FSRA continues to observe situations where mortgage professionals become involved in promoting, issuing or facilitating promissory notes, including notes that reference real property as security and those that are entirely unsecured. Both types of arrangements can expose you to serious legal and regulatory consequences.

A promissory note is not a mortgage under Ontario’s mortgage brokering legislation, regardless of whether it references real estate or is unsecured. The nature of the lending instrument matters.

In many cases, promissory notes meet the definition of a security under Ontario securities law. This includes situations where funds are raised from investors with the expectation of profit, where investors rely on the efforts of others, or where funds are used to finance business or development activity.

Activities such as identifying investors, promoting returns, distributing offering materials, making referrals or otherwise participating in capital raising may constitute trading or acts in furtherance of a trade. These activities typically require registration with the Ontario Securities Commission (OSC) and compliance with securities law requirements.

Recent FSRA enforcement actions illustrate the severity of the consequences when these lines are crossed. In one real estate matter involving unsecured promissory notes, the OSC concluded that individuals engaged in unregistered securities dealing made misleading representations to investors and failed to comply with registration and prospectus requirements. As a result, the OSC banned the broker and imposed other sanctions. FSRA also took enforcement action connected to the same activity and imposed $600,000 of administrative monetary penalties for mortgage sector licensing and conduct failures. These outcomes demonstrate that enforcement across both regulatory regimes can be significant and potentially career-ending.

Promissory notes are sometimes presented to clients as simple or low risk investments, particularly when linked to real estate projects. In practice, they can expose investors to substantial harm. This is especially true where notes are unsecured or where repayment depends on the success of a business venture. Investors may face limited legal protections, unclear recovery prospects and increased risk of loss.

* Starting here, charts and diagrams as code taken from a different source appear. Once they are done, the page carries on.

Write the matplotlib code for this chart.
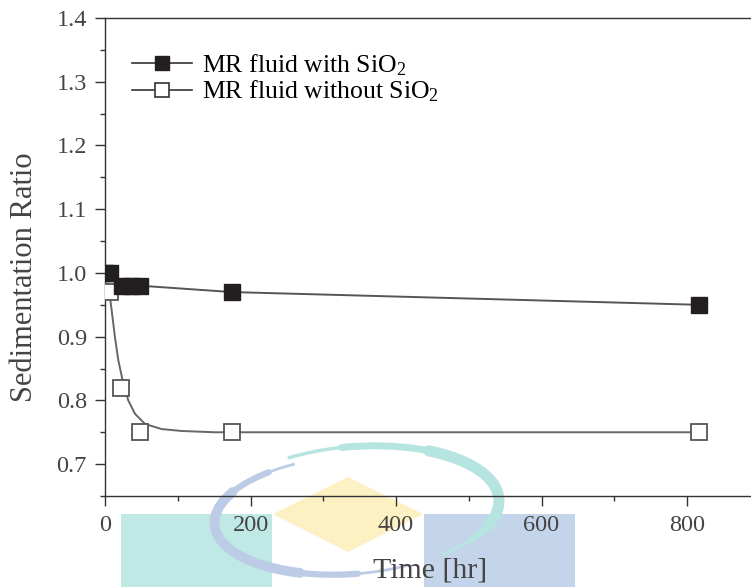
import matplotlib
matplotlib.use("Agg")
import matplotlib.pyplot as plt
from matplotlib.patches import Rectangle, Polygon, Arc
from matplotlib.ticker import MultipleLocator

# data
time_with = [0, 7, 24, 36, 48, 174, 816]
ratio_with = [1.00, 1.00, 0.98, 0.98, 0.98, 0.97, 0.95]

time_without = [7, 22, 48, 174, 816]
ratio_without = [0.97, 0.82, 0.75, 0.75, 0.75]

# fitted curve for the fluid without SiO2
fit_time = [4.5, 9.2, 13.7, 18.3, 25.2, 32.0, 41.2, 55.0, 78.0, 105.5, 151, 816]
fit_ratio = [0.983, 0.941, 0.899, 0.863, 0.826, 0.800, 0.779, 0.763, 0.755, 0.752, 0.750, 0.750]

plt.rcParams["font.family"] = ["Liberation Serif", "DejaVu Serif"]
plt.rcParams["mathtext.fontset"] = "custom"
plt.rcParams["mathtext.rm"] = "Liberation Serif"
plt.rcParams["mathtext.it"] = "Liberation Serif"

W, H = 751, 587
fig = plt.figure(figsize=(W / 100, H / 100), dpi=100)


def fx(px):
    return px / W


def fy(py):
    return 1 - py / H


# watermark logo in the lower part of the picture
wm = dict(transform=fig.transFigure, zorder=0, linewidth=0)
fig.patches.append(Rectangle((fx(121), fy(587)), fx(151), 73 / H, facecolor="#c0e9e5", **wm))
fig.patches.append(Rectangle((fx(424), fy(587)), fx(151), 73 / H, facecolor="#c4d4ea", **wm))
fig.patches.append(Polygon([(fx(348), fy(477)), (fx(423), fy(514)), (fx(348), fy(552)), (fx(273), fy(514))],
                           closed=True, facecolor="#fdf1c3", **wm))

# ring of the logo: teal crescent on top/right, blue crescent on left/bottom
ring = dict(transform=fig.transFigure, zorder=0, capstyle="round")
for t1, t2, lw in [(-40, 130, 2.5), (-25, 95, 5), (-15, 40, 8)]:
    fig.patches.append(Arc((fx(357), fy(509)), fx(285), 125 / H, angle=6, theta1=t1, theta2=t2,
                           color="#b6e4e0", lw=lw, **ring))
for t1, t2, lw in [(125, 305, 2), (140, 270, 4.5), (160, 230, 7)]:
    fig.patches.append(Arc((fx(350), fy(515)), fx(272), 118 / H, angle=6, theta1=t1, theta2=t2,
                           color="#bccbe6", lw=lw, **ring))

ax = fig.add_axes([fx(105), fy(496), 727.5 / W, 478 / H])
ax.set_zorder(2)
ax.patch.set_alpha(0)

ax.plot(time_with, ratio_with, color="#555555", lw=1.4, zorder=2)
ax.plot(fit_time, fit_ratio, color="#666666", lw=1.4, zorder=2)

ax.plot(time_without, ratio_without, ls="none", marker="s", ms=12, mfc="white",
        mec="#555555", mew=1.3, zorder=3)
ax.plot(time_with, ratio_with, ls="none", marker="s", ms=12, mfc="#231f20",
        mec="#231f20", zorder=4)

# legend entries drawn as line + marker
h1, = ax.plot([], [], color="#333333", lw=1.2, marker="s", ms=9.5, mfc="#231f20", mec="#231f20")
h2, = ax.plot([], [], color="#333333", lw=1.2, marker="s", ms=9.5, mfc="white", mec="#333333", mew=1.2)
ax.legend([h1, h2], ["MR fluid with SiO$_2$", "MR fluid without SiO$_2$"],
          loc="upper left", bbox_to_anchor=(0.037, 0.929), frameon=False,
          fontsize=18.5, handlelength=2.33, handletextpad=0.4, labelspacing=0.05,
          borderpad=0, borderaxespad=0)

ax.set_xlim(0, 1000)
ax.set_ylim(0.65, 1.4)
ax.set_xticks([0, 200, 400, 600, 800])
ax.xaxis.set_minor_locator(MultipleLocator(100))
ax.set_yticks([0.7, 0.8, 0.9, 1.0, 1.1, 1.2, 1.3, 1.4])
ax.set_yticklabels(["0.7", "0.8", "0.9", "1.0", "1.1", "1.2", "1.3", "1.4"])
ax.yaxis.set_minor_locator(MultipleLocator(0.05))

ax.tick_params(which="major", length=7.2, width=1, color="#333333", labelsize=17.5,
               labelcolor="#444444", pad=5.8)
ax.tick_params(which="minor", length=3.8, width=1, color="#333333")
ax.tick_params(axis="x", which="major", pad=6.5)
ax.spines["right"].set_visible(False)
for s in ["left", "bottom", "top"]:
    ax.spines[s].set_color("#333333")
    ax.spines[s].set_linewidth(1)

fig.text(fx(25), fy(277), "Sedimentation Ratio", rotation=90, ha="center", va="center",
         fontsize=22, color="#444444")
fig.text(fx(430), fy(570), "Time [hr]", ha="center", va="center", fontsize=21.5, color="#444444")

plt.savefig("out.png", dpi=100)
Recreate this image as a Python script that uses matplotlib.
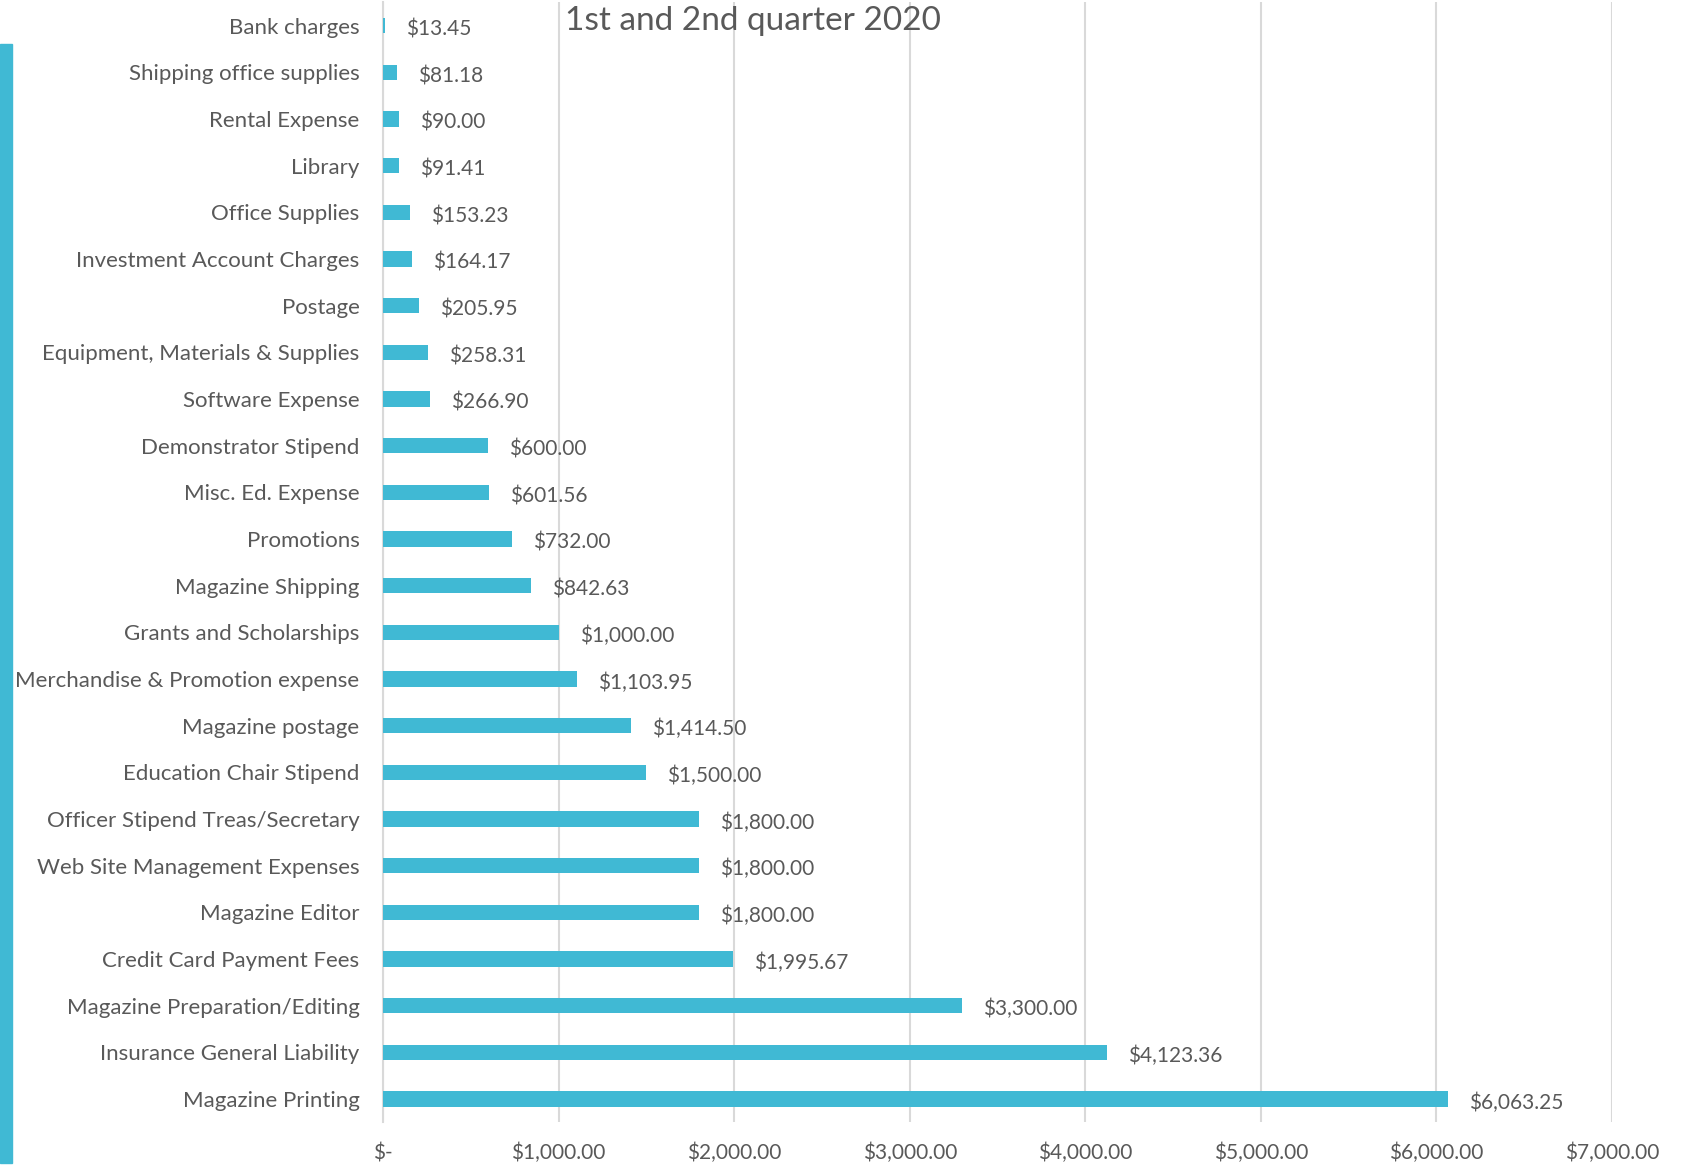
import matplotlib.pyplot as plt
from matplotlib.patches import Rectangle
from matplotlib.ticker import FuncFormatter

plt.rcParams['font.family'] = ['Lato', 'DejaVu Sans']

categories = [
    'Bank charges', 'Shipping office supplies', 'Rental Expense', 'Library',
    'Office Supplies', 'Investment Account Charges', 'Postage',
    'Equipment, Materials & Supplies', 'Software Expense',
    'Demonstrator Stipend', 'Misc. Ed. Expense', 'Promotions',
    'Magazine Shipping', 'Grants and Scholarships',
    'Merchandise & Promotion expense', 'Magazine postage',
    'Education Chair Stipend', 'Officer Stipend Treas/Secretary',
    'Web Site Management Expenses', 'Magazine Editor',
    'Credit Card Payment Fees', 'Magazine Preparation/Editing',
    'Insurance General Liability', 'Magazine Printing',
]
amounts = [
    13.45, 81.18, 90.00, 91.41, 153.23, 164.17, 205.95, 258.31, 266.90,
    600.00, 601.56, 732.00, 842.63, 1000.00, 1103.95, 1414.50, 1500.00,
    1800.00, 1800.00, 1800.00, 1995.67, 3300.00, 4123.36, 6063.25,
]
x_ticks = [0, 1000, 2000, 3000, 4000, 5000, 6000, 7000]

bar_color = '#40B9D4'
text_color = '#595959'
grid_color = '#D9D9D9'

fig = plt.figure(figsize=(16.91, 11.69), dpi=100)
ax = fig.add_axes([0.2265, 0.040, 0.7268, 0.958])

pos = list(range(len(categories)))
ax.barh(pos, amounts, height=0.33, color=bar_color, zorder=3)

for p, v in zip(pos, amounts):
    ax.text(v + 120, p + 0.08, '${:,.2f}'.format(v), va='center', ha='left',
            fontsize=15, color=text_color, zorder=4)

ax.set_ylim(len(categories) - 0.5, -0.5)
ax.set_xlim(0, 7000)
ax.set_yticks(pos)
ax.set_yticklabels(categories)
ax.set_xticks(x_ticks)


def money(v, _):
    if v == 0:
        return '$-'
    return '${:,.2f}'.format(v)


ax.xaxis.set_major_formatter(FuncFormatter(money))
ax.tick_params(axis='y', length=0, pad=17, labelsize=16, labelcolor=text_color)
ax.tick_params(axis='x', length=0, pad=15, labelsize=15, labelcolor=text_color)

ax.grid(axis='x', color=grid_color, linewidth=1.5, zorder=0)
for s in ['top', 'right', 'bottom']:
    ax.spines[s].set_visible(False)
ax.spines['left'].set_color(grid_color)
ax.spines['left'].set_linewidth(1.5)

fig.text(0.445, 0.982, '1st and 2nd quarter 2020', ha='center', va='center',
         fontsize=24, color=text_color)

# cyan accent strip on the left edge
fig.patches.append(Rectangle((0, 0.005), 0.0071, 0.9575, transform=fig.transFigure,
                             color=bar_color, zorder=0))

plt.savefig('out.png', dpi=100)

FSRA expects MBLAA licensees to carefully assess proposed concurrent business activities that may have bearing on their licensed activities before getting involved. This includes confirming whether an activity is permitted by their authorizing brokerage’s or administrator’s policies and procedures and whether they are undertaking that activity lawfully (e.g., conforming with applicable requirements under securities legislation). Business activities which are not approved by the brokerage or require securities registration should not be undertaken without appropriate registration and due attention to the compliance obligations under the securities legislation.

Protecting consumers and maintaining confidence in Ontario’s mortgage brokering sector requires sound judgment. Understanding where mortgage regulation ends, where securities regulation begins and the serious consequences of crossing that line improperly is essential.